Various Air Forces were equipped with the AT-6, amongst others it was the standard training aircraft for the newly formed Federal German Luftwaffe. Altogether 135 aircrafts (HARVARD Mk. IVs), licence produced by the Canadian company Canadian Car & Foundry were purchased in 1957. The official designation within the Luftwaffe was NAA 57. The German pilots called it the TEXAN (instead of the more common known name HARVARD) – a clear indication for the tight knots between them and their new found American allies. One of the biggest operators of the SIX (outside US) was the South African Air Force (SAAF). The first batch of three aircraft were delivered in March 1940 for evaluation (HARVARD Mk.I). Between 1942 and 1945 the SAAF received no less than 633 HARVARD Mk. IIs as well as Mk. IIIs. They formed the Joint Air Training Scheme which was responsible not only for pilot training of the SAAF, but also for thousands of young pilots coming from the whole Commonwealth.

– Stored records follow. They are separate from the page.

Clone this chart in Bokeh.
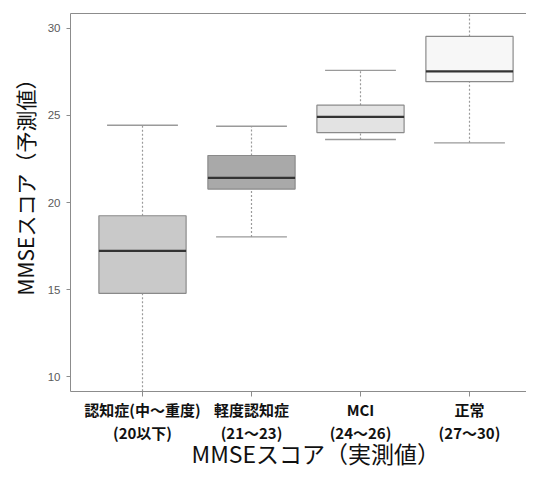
from bokeh.plotting import figure
from bokeh.models import (ColumnDataSource, Range1d, FixedTicker, LinearAxis, Title)
from bokeh.embed import file_html
from bokeh.resources import INLINE

# ---- data ----
categories = ["認知症(中～重度)", "軽度認知症", "MCI", "正常"]
score_ranges = ["(20以下)", "(21～23)", "(24～26)", "(27～30)"]
whisker_low = [8.0, 18.02, 23.62, 23.43]
q1 = [14.78, 20.77, 24.02, 26.94]
median = [17.22, 21.42, 24.92, 27.54]
q3 = [19.24, 22.70, 25.59, 29.54]
whisker_high = [24.44, 24.38, 27.59, 31.5]
box_colors = ["#c9c9c9", "#a9a9a9", "#e3e3e3", "#f7f7f7"]
y_ticks = [10, 15, 20, 25, 30]

xpos = list(range(1, len(categories) + 1))
box_w = 0.8
cap_w = 0.65

src = ColumnDataSource(dict(
    x=xpos,
    x0=[x - box_w / 2 for x in xpos], x1=[x + box_w / 2 for x in xpos],
    c0=[x - cap_w / 2 for x in xpos], c1=[x + cap_w / 2 for x in xpos],
    lo=whisker_low, q1=q1, med=median, q3=q3, hi=whisker_high, color=box_colors,
))

p = figure(width=526, height=470,
           x_range=Range1d(0.3394, 4.523), y_range=Range1d(9.14, 30.86),
           output_backend="svg", toolbar_location=None,
           x_axis_location=None, y_axis_location=None,
           min_border_left=70, min_border_right=0, min_border_top=13, min_border_bottom=79)
p.outline_line_color = None
p.grid.visible = False
p.background_fill_color = "white"
p.border_fill_color = "white"

axis_gray = "#8c8c8c"
cjk = "Noto Sans CJK JP"

# whiskers (dotted)
p.segment(x0="x", x1="x", y0="lo", y1="q1", source=src, line_color="#9a9a9a",
          line_width=1.2, line_dash="2 2")
p.segment(x0="x", x1="x", y0="q3", y1="hi", source=src, line_color="#9a9a9a",
          line_width=1.2, line_dash="2 2")
# caps
p.segment(x0="c0", x1="c1", y0="lo", y1="lo", source=src, line_color="#9a9a9a", line_width=1.3)
p.segment(x0="c0", x1="c1", y0="hi", y1="hi", source=src, line_color="#9a9a9a", line_width=1.3)
# boxes
p.vbar(x="x", width=box_w, bottom="q1", top="q3", source=src, fill_color="color",
       line_color="#8a8a8a", line_width=1.2)
# medians
p.segment(x0="x0", x1="x1", y0="med", y1="med", source=src, line_color="#333333", line_width=2.2)

# left axis
yax = LinearAxis(ticker=FixedTicker(ticks=y_ticks))
yax.axis_line_color = axis_gray
yax.major_tick_line_color = axis_gray
yax.major_tick_out = 4
yax.major_tick_in = 0
yax.minor_tick_line_color = None
yax.minor_tick_out = 0
yax.major_label_text_font = "Liberation Sans"
yax.major_label_text_font_size = "11.5px"
yax.major_label_text_color = "#5a5a5a"
yax.major_label_standoff = 6
p.add_layout(yax, "left")

# top line
tax = LinearAxis(ticker=FixedTicker(ticks=[]))
tax.axis_line_color = axis_gray
tax.major_tick_line_color = None
tax.minor_tick_line_color = None
tax.major_tick_out = 0
tax.minor_tick_out = 0
tax.major_label_text_font_size = "0px"
tax.major_label_standoff = 0
p.add_layout(tax, "above")

# bottom axis: line 1
xax = LinearAxis(ticker=FixedTicker(ticks=xpos))
xax.major_label_overrides = {x: c for x, c in zip(xpos, categories)}
xax.axis_line_color = axis_gray
xax.major_tick_line_color = axis_gray
xax.major_tick_out = 5
xax.major_tick_in = 0
xax.minor_tick_line_color = None
xax.minor_tick_out = 0
xax.major_label_text_font = cjk
xax.major_label_text_font_style = "bold"
xax.major_label_text_font_size = "15px"
xax.major_label_text_color = "#111111"
xax.major_label_standoff = 2
p.add_layout(xax, "below")

# bottom axis: line 2
xax2 = LinearAxis(ticker=FixedTicker(ticks=xpos))
xax2.major_label_overrides = {x: r for x, r in zip(xpos, score_ranges)}
xax2.axis_line_color = None
xax2.major_tick_line_color = None
xax2.minor_tick_line_color = None
xax2.major_tick_out = 0
xax2.major_tick_in = 0
xax2.minor_tick_out = 0
xax2.major_label_text_font = cjk
xax2.major_label_text_font_style = "bold"
xax2.major_label_text_font_size = "15px"
xax2.major_label_text_color = "#111111"
xax2.major_label_standoff = -1
p.add_layout(xax2, "below")

xt = Title(text="MMSEスコア（実測値）", align="left", offset=121,
           text_font=cjk, text_font_size="23px",
           text_font_style="normal", text_color="#111111", standoff=-24)
p.add_layout(xt, "below")

yt = Title(text="MMSEスコア（予測値）", align="left", offset=96,
           text_font=cjk, text_font_size="21px",
           text_font_style="normal", text_color="#111111", standoff=10)
p.add_layout(yt, "left")

open("out.html", "w").write(file_html(p, INLINE))
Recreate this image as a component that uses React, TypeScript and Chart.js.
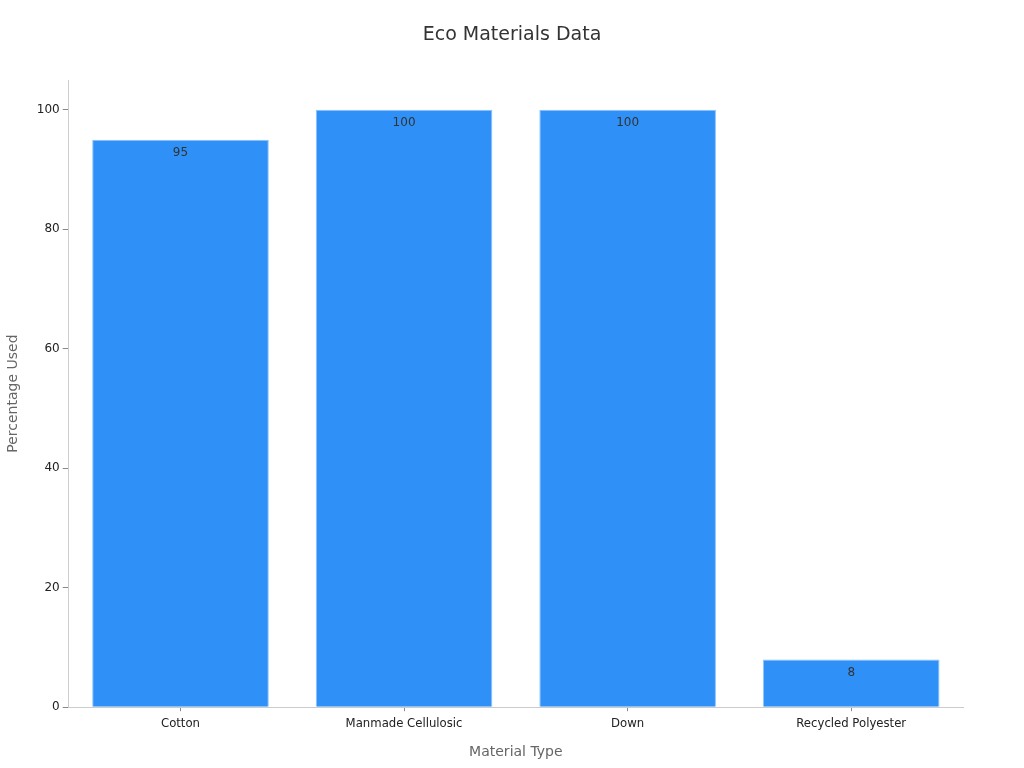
import { useEffect, useRef } from 'react'
import { Chart, registerables } from 'chart.js'

Chart.register(...registerables)

const CATEGORIES = ['Cotton', 'Manmade Cellulosic', 'Down', 'Recycled Polyester']
const PERCENT_USED = [95, 100, 100, 8]
const Y_TICKS = [0, 20, 40, 60, 80, 100]
const TITLE = 'Eco Materials Data'

const FONT_FAMILY = '"DejaVu Sans", sans-serif'

// value just inside the top of each bar, and the title centred on the full canvas
const decorations = {
  id: 'decorations',
  afterDatasetsDraw(chart: Chart) {
    const { ctx } = chart
    const meta = chart.getDatasetMeta(0)
    const data = chart.data.datasets[0].data as number[]
    ctx.save()
    ctx.font = `12px ${FONT_FAMILY}`
    ctx.fillStyle = '#333'
    ctx.textAlign = 'center'
    ctx.textBaseline = 'top'
    meta.data.forEach((bar, i) => {
      ctx.fillText(String(data[i]), bar.x, bar.y + 7)
    })
    ctx.font = `19px ${FONT_FAMILY}`
    ctx.textBaseline = 'middle'
    ctx.fillText(TITLE, chart.width / 2, 35)
    ctx.restore()
  },
}

export default function App() {
  const canvasRef = useRef<HTMLCanvasElement>(null)
  const chartRef = useRef<Chart | null>(null)

  useEffect(() => {
    document.body.style.margin = '0'
    const el = canvasRef.current
    if (!el) return
    try { chartRef.current?.destroy() } catch { /* noop */ }
    chartRef.current = new Chart(el, {
      type: 'bar',
      data: {
        labels: CATEGORIES,
        datasets: [
          {
            label: 'Percentage Used',
            data: PERCENT_USED,
            backgroundColor: '#2f91f8',
            borderColor: '#8cc3fb',
            borderWidth: 1,
            barPercentage: 0.79,
            categoryPercentage: 1,
          },
        ],
      },
      options: {
        animation: false,
        responsive: true,
        maintainAspectRatio: false,
        layout: { padding: { left: 5, right: 61, top: 80, bottom: 7 } },
        plugins: {
          legend: { display: false },
          tooltip: { enabled: false },
          title: { display: false },
        },
        scales: {
          x: {
            grid: { display: true, drawOnChartArea: false, offset: false, tickLength: 4, color: '#888' },
            border: { display: true, color: '#ccc' },
            ticks: { color: '#222', font: { family: FONT_FAMILY, size: 11.7 }, padding: 6 },
            title: {
              display: true,
              text: 'Material Type',
              color: '#666',
              font: { family: FONT_FAMILY, size: 14 },
              padding: { top: 7, bottom: 0 },
            },
          },
          y: {
            min: 0,
            max: 105,
            grid: { display: true, drawOnChartArea: false, tickLength: 6, color: '#888' },
            border: { display: true, color: '#ccc' },
            afterBuildTicks: (axis: any) => {
              axis.ticks = Y_TICKS.map((v) => ({ value: v }))
            },
            ticks: { color: '#222', font: { family: FONT_FAMILY, size: 12 }, padding: 3 },
            title: {
              display: true,
              text: 'Percentage Used',
              color: '#666',
              font: { family: FONT_FAMILY, size: 14 },
              padding: { top: 0, bottom: 12 },
            },
          },
        },
      },
      plugins: [decorations],
    })
    return () => { try { chartRef.current?.destroy() } catch { /* noop */ } }
  }, [])

  return (
    <div style={{ position: 'relative', width: 1024, height: 768 }}>
      <canvas ref={canvasRef} />
    </div>
  )
}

A vast majority of these aircraft were purchased under the Lend & Lease contract, which means that they were returned after the end of World War 2. Nevertheless a huge number remained in the SAAF service and were not merely used as basic and advanced trainers, but also as light attack aircraft (COIN = counter insurgency). Most of theses aircraft saw action within the Angolan conflict. In the Korean war some HARVARD/TEXANS were converted and renamed as T-6 MOSQUITO respectively as LT-6G and were used in the close air support/surveillance role within the USAF. The French Air Force used the AT-6 for combat missions in Algeria (one of these aircraft equipped with unguided rocket pods is exhibited in the Mus‚e de l'Air et de l'Espace at the Le Bourget airport).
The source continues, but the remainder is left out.